7. Limitations and Future Directions

Current few-shot fault time-series generation methods have several constraints:

All approaches depend critically on rich normal-data pretraining; performance degrades if normal/fault domains are highly mismatched (e.g., new sensor types, previously unseen modalities) (Xu et al., 19 Nov 2025).
Diversity-promoting losses can be computationally expensive due to pairwise computations. Scalable alternatives based on contrastive learning or variational objectives are sought (Xu et al., 19 Nov 2025).
Most frameworks model unconditional generation. Conditional synthesis (e.g., by fault attributes, severity, or run-length) and physics-informed modeling remain largely unexplored (Xu et al., 19 Nov 2025, Gonen et al., 26 May 2025).
Integration of domain knowledge (e.g., physics-based constraints, transfer learning across equipment) is an open research direction.
For LLM-based methods, further experiments are needed to characterize limits in generalization and control.

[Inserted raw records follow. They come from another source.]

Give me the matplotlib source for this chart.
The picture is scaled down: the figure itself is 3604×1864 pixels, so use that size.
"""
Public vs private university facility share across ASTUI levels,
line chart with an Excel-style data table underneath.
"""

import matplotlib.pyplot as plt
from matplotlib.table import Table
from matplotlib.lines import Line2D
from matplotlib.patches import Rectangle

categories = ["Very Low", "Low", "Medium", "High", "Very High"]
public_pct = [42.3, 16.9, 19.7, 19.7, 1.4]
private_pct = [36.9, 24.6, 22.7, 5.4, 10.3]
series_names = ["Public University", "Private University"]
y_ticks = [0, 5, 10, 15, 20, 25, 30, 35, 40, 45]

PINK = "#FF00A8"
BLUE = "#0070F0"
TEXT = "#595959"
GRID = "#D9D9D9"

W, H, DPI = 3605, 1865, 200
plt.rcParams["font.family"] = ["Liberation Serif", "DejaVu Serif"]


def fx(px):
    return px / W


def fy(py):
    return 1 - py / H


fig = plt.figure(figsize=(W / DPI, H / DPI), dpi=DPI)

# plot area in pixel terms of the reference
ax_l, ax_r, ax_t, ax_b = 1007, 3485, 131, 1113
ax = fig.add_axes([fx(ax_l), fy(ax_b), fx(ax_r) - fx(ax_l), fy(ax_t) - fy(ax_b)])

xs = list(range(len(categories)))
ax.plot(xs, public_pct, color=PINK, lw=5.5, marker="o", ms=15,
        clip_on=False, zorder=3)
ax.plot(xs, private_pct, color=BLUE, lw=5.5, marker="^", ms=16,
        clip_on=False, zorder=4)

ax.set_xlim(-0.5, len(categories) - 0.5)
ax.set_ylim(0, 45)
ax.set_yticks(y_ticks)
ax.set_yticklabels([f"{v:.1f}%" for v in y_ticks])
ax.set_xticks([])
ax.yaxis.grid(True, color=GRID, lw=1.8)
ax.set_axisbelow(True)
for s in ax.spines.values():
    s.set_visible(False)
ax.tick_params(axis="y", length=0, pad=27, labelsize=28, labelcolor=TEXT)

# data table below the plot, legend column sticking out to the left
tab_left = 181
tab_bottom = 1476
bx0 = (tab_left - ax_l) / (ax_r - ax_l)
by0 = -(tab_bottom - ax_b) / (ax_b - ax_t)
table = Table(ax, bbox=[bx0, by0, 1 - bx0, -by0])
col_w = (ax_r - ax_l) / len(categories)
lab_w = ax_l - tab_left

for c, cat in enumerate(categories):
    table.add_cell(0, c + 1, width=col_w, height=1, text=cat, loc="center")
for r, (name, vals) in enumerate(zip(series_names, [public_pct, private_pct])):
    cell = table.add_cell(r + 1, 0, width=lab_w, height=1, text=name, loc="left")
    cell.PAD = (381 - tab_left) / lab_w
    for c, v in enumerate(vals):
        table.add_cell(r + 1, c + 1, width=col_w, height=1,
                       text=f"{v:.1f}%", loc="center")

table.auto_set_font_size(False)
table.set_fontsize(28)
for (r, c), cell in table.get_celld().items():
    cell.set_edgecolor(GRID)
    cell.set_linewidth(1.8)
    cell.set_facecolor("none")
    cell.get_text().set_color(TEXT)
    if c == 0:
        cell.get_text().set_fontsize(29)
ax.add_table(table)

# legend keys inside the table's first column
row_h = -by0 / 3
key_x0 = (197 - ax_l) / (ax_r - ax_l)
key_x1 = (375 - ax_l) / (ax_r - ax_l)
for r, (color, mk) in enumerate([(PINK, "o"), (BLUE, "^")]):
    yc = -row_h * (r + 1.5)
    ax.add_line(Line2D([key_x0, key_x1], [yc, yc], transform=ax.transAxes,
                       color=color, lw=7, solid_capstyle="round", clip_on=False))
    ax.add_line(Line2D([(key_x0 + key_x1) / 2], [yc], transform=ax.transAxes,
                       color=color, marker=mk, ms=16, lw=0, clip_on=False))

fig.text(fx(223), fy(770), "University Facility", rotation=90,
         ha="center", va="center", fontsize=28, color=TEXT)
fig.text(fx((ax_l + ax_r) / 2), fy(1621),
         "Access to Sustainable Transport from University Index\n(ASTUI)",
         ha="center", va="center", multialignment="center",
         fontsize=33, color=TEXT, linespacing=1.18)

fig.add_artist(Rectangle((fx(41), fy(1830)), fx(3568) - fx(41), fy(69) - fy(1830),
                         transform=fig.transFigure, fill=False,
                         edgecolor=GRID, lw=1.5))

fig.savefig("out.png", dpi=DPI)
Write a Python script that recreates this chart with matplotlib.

Overall, few-shot fault time-series generation frameworks—spanning diffusion, cross-domain token conditioning, and LLM-driven synthesis—have rapidly established state-of-the-art performance in scarce-data regimes, enabling realistic, diverse augmentation of industrial fault datasets and laying the technical foundation for future research in scalable, condition-aware synthetic time series generation (Xu et al., 19 Nov 2025, Gonen et al., 26 May 2025, Rousseau et al., 21 May 2025).